GIVEN INSTRUCTION.
Print only the lines from the top of the data through the line with "W, H = 1266, 1142", both included, skipping every picture.

COLLECTED DATA.
================================

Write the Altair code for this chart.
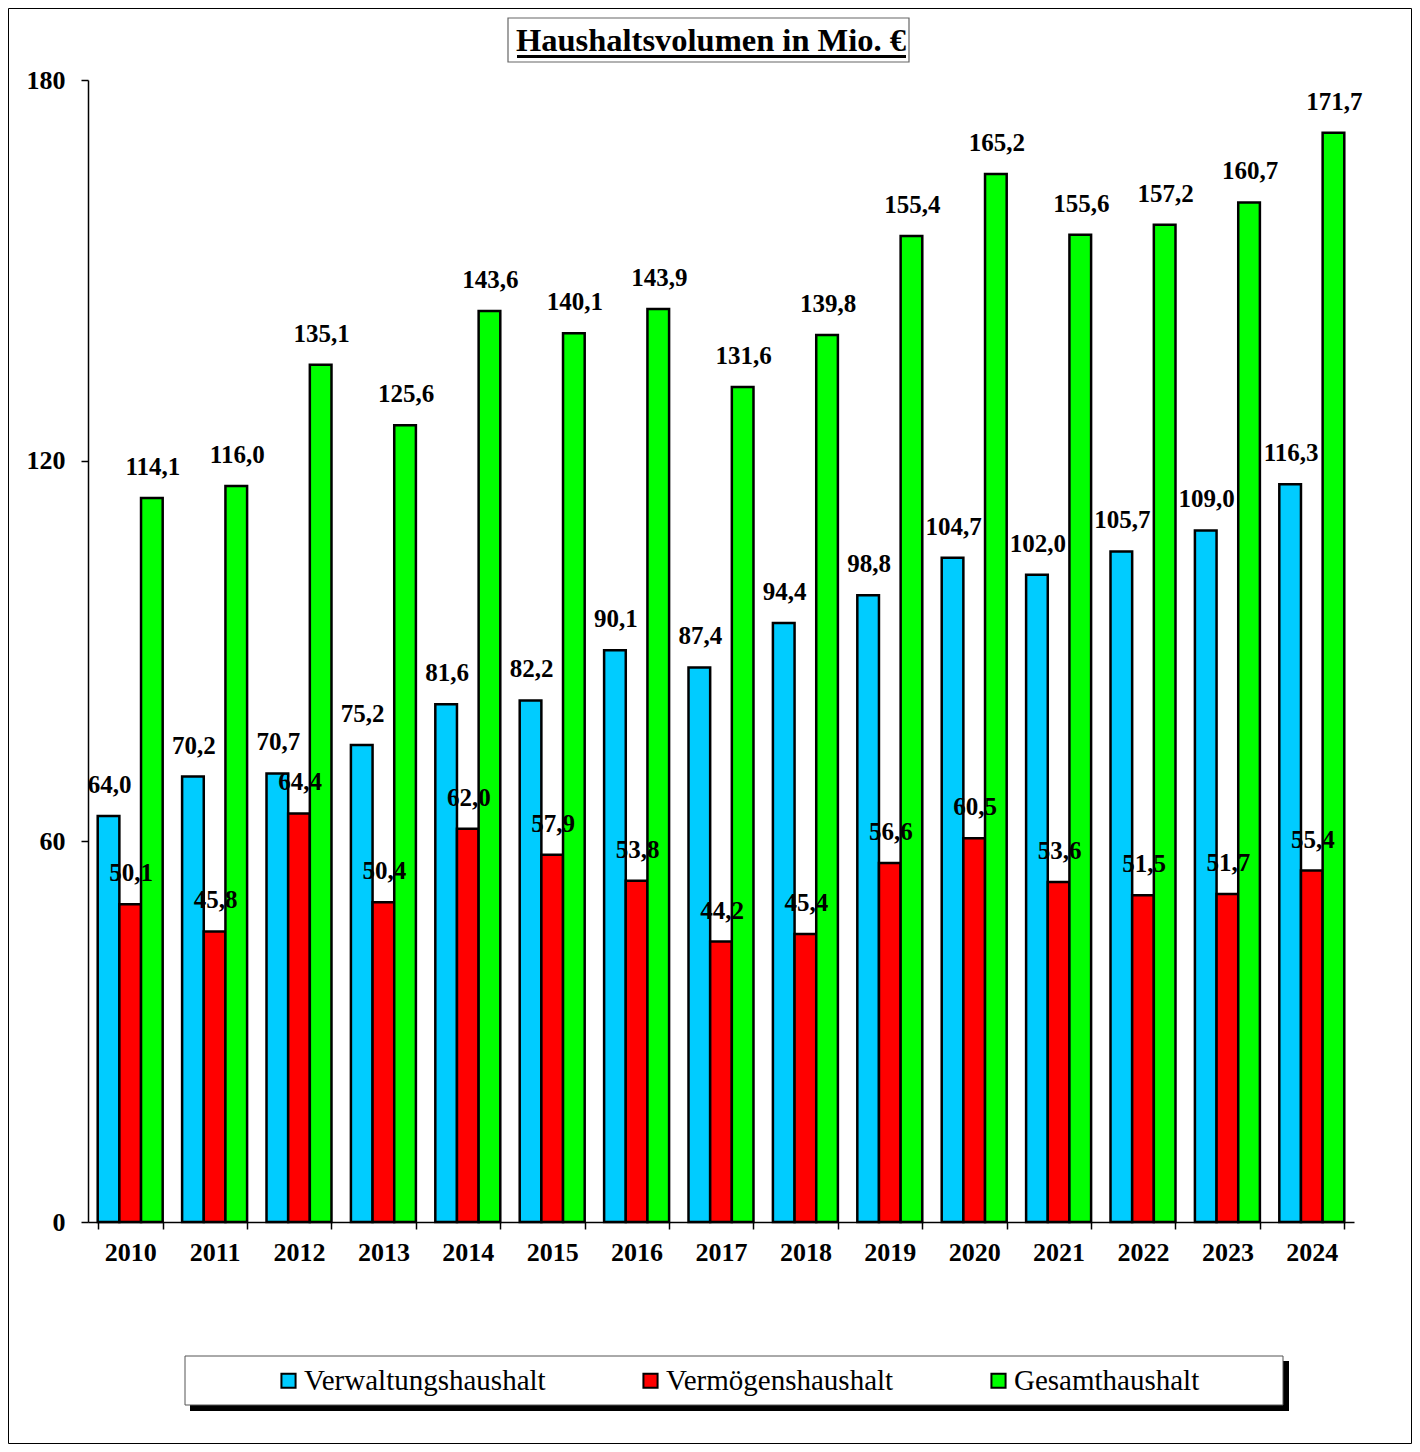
import altair as alt
import pandas as pd

years = ["2010", "2011", "2012", "2013", "2014", "2015", "2016", "2017",
         "2018", "2019", "2020", "2021", "2022", "2023", "2024"]
verwaltung = [64.0, 70.2, 70.7, 75.2, 81.6, 82.2, 90.1, 87.4, 94.4, 98.8,
              104.7, 102.0, 105.7, 109.0, 116.3]
vermoegen = [50.1, 45.8, 64.4, 50.4, 62.0, 57.9, 53.8, 44.2, 45.4, 56.6,
             60.5, 53.6, 51.5, 51.7, 55.4]
gesamt = [114.1, 116.0, 135.1, 125.6, 143.6, 140.1, 143.9, 131.6, 139.8,
          155.4, 165.2, 155.6, 157.2, 160.7, 171.7]
series = ["Verwaltungshaushalt", "Vermögenshaushalt", "Gesamthaushalt"]
colors = ["#00CCFF", "#FF0000", "#00FF00"]
y_ticks = [0, 60, 120, 180]
title_text = "Haushaltsvolumen in Mio. €"

rows = []
for name, vals in zip(series, [verwaltung, vermoegen, gesamt]):
    for yr, v in zip(years, vals):
        rows.append({"Jahr": yr, "Reihe": name, "Wert": v,
                     "Label": f"{v:.1f}".replace(".", ",")})
df = pd.DataFrame(rows)

FONT = "Liberation Serif"
W, H = 1266, 1142

x_enc = alt.X("Jahr:N", sort=years, title=None,
              scale=alt.Scale(paddingInner=0.23, paddingOuter=0.115),
              axis=alt.Axis(labelAngle=0, tickBand="extent", tickSize=7,
                            labelPadding=10, labelFontSize=26,
                            labelFont=FONT, labelFontWeight="bold",
                            labelColor="black", domainColor="black",
                            tickColor="black", domainWidth=1.5, tickWidth=1.5,
                            zindex=1))
xoff = alt.XOffset("Reihe:N", sort=series,
                   scale=alt.Scale(domain=series, paddingInner=0, paddingOuter=0))
y_enc = alt.Y("Wert:Q", title=None,
              scale=alt.Scale(domain=[0, 180], nice=False),
              axis=alt.Axis(values=y_ticks, grid=False, tickSize=7,
                            labelPadding=16, labelFontSize=26,
                            labelFont=FONT, labelFontWeight="bold",
                            labelColor="black", domainColor="black",
                            tickColor="black", domainWidth=1.5, tickWidth=1.5,
                            zindex=1))

base = alt.Chart(df)

bars = base.mark_bar(stroke="black", strokeWidth=2.5).encode(
    x=x_enc, xOffset=xoff, y=y_enc,
    color=alt.Color("Reihe:N", sort=series,
                    scale=alt.Scale(domain=series, range=colors),
                    legend=alt.Legend(orient="none", legendX=186, legendY=1286,
                                      direction="horizontal", columns=3,
                                      title=None, symbolType="square",
                                      symbolSize=200, symbolStrokeColor="black",
                                      symbolStrokeWidth=2, symbolOpacity=1,
                                      labelFont=FONT, labelFontSize=29,
                                      labelColor="black", labelOffset=1,
                                      labelLimit=500, columnPadding=90,
                                      padding=0, zindex=2)),
)

labels = base.mark_text(font=FONT, fontSize=25, fontWeight="bold",
                        color="black", baseline="alphabetic", dy=-23, dx=1).encode(
    x=alt.X("Jahr:N", sort=years), xOffset=alt.XOffset("Reihe:N", sort=series),
    y="Wert:Q", text="Label:N")

one = pd.DataFrame({"a": [0]})
deco = alt.Chart(one)

outer = deco.mark_rect(fillOpacity=0, stroke="black", strokeWidth=1).encode(
    x=alt.value(-79.5), x2=alt.value(1323.5), y=alt.value(-71.5), y2=alt.value(1363.5))
title_box = deco.mark_rect(fill="white", stroke="#666666", strokeWidth=1.2).encode(
    x=alt.value(420), x2=alt.value(821), y=alt.value(-62), y2=alt.value(-18))
title = deco.mark_text(text=title_text, font=FONT, fontSize=32.5, fontWeight="bold",
                       color="black", baseline="alphabetic", align="center").encode(
    x=alt.value(623), y=alt.value(-29))
underline = deco.mark_rect(fill="black").encode(
    x=alt.value(429), x2=alt.value(818), y=alt.value(-25), y2=alt.value(-22))
leg_shadow = deco.mark_rect(fill="black").encode(
    x=alt.value(102), x2=alt.value(1201), y=alt.value(1281), y2=alt.value(1331))
leg_box = deco.mark_rect(fill="white", stroke="#555555", strokeWidth=1).encode(
    x=alt.value(97), x2=alt.value(1195), y=alt.value(1276), y2=alt.value(1325))

chart = alt.layer(outer, title_box, title, underline, leg_shadow, leg_box,
                  bars, labels).properties(
    width=W, height=H,
    autosize=alt.AutoSizeParams(type="none"),
    padding={"left": 80, "top": 72, "right": 58, "bottom": 222},
    background="white",
).configure_view(stroke=None)

chart.save("out.html", embed_options={"renderer": "svg", "actions": False})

================================

EXERCISE ANSWER.
Write the Altair code for this chart.
import altair as alt
import pandas as pd

years = ["2010", "2011", "2012", "2013", "2014", "2015", "2016", "2017",
         "2018", "2019", "2020", "2021", "2022", "2023", "2024"]
verwaltung = [64.0, 70.2, 70.7, 75.2, 81.6, 82.2, 90.1, 87.4, 94.4, 98.8,
              104.7, 102.0, 105.7, 109.0, 116.3]
vermoegen = [50.1, 45.8, 64.4, 50.4, 62.0, 57.9, 53.8, 44.2, 45.4, 56.6,
             60.5, 53.6, 51.5, 51.7, 55.4]
gesamt = [114.1, 116.0, 135.1, 125.6, 143.6, 140.1, 143.9, 131.6, 139.8,
          155.4, 165.2, 155.6, 157.2, 160.7, 171.7]
series = ["Verwaltungshaushalt", "Vermögenshaushalt", "Gesamthaushalt"]
colors = ["#00CCFF", "#FF0000", "#00FF00"]
y_ticks = [0, 60, 120, 180]
title_text = "Haushaltsvolumen in Mio. €"

rows = []
for name, vals in zip(series, [verwaltung, vermoegen, gesamt]):
    for yr, v in zip(years, vals):
        rows.append({"Jahr": yr, "Reihe": name, "Wert": v,
                     "Label": f"{v:.1f}".replace(".", ",")})
df = pd.DataFrame(rows)

FONT = "Liberation Serif"
W, H = 1266, 1142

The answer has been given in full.